The benefit of the increased deduction, however, will depend upon the tax slab an individual falls under. Those who are under the 5% tax slab will benefit by Rs 290 while those under the 20% tax slab will save Rs 1,160. Individuals falling under the tax slab of 30% will be saving the most, Rs 1,740. This calculation doesn’t take into the 4% cess.

Home loan

Previously, in AY 2014-15, the government allowed deductions of up to Rs 1 lakh under Section 80C and 80CCC (combined limit) on tax-exempt investments, including home loan principal repayment. This limit has since been increased to Rs 1.5 lakh. The allowed deductions also include repayment of the home loan (principle) up to Rs 1.5 lakh.

In addition, the interest component from a taxpayer’s home loan repayment is tax deductible up to a limit of Rs 2 lakh (Rs 3 lakh for senior citizens) in this financial year. The limit was increased from Rs 1.5 lakh in AY 2014-15. Further, in order to push affordable housing, the government allows a further Rs 50,000 deduction on the interest component of home loan repayment, if the taxpayer is a first time home buyer and the loan value is up to Rs 35 lakh and the value of the house is up to Rs 50 lakh.

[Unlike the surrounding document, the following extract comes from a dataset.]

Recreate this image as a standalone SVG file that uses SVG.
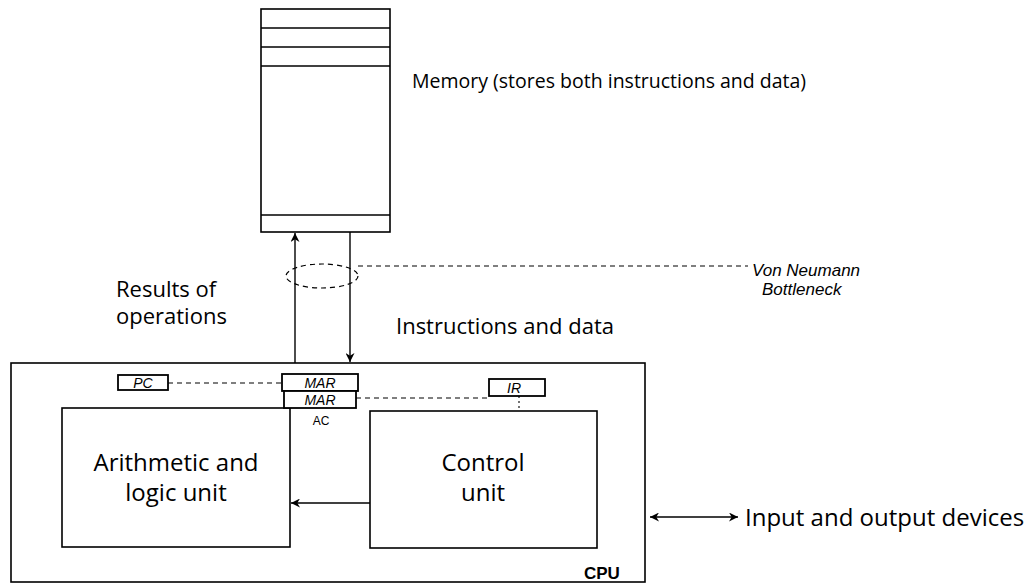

This was introduced as a one-time deduction in AY 2014-15 up to Rs 1 lakh, spread over two years. The eligibility has been raised from Rs 25 lakh in loan value and Rs 40 lakh in the value of the house.

Other deductions

Arun Jaitley has also allowed for higher expenditure on individuals’ health coverage. Now, people can claim a deduction of up to Rs 25,000 on payment of health insurance premium under Section 80D, as against Rs 15,000 allowed earlier in AY 2014-15. This limit for people above 60 years of age is even higher at Rs 50,000, more than double of Rs 20,000 allowed earlier.

On account for investment in National Pension Scheme, in AY 2014-2015, the employees were given a tax deduction of Rs 1 lakh. To encourage more people to invest in NPS, currently not only the employees, but even subscribers can avail the tax deduction which amounts to Rs 1.5 lakhs in the AY 2019-2018.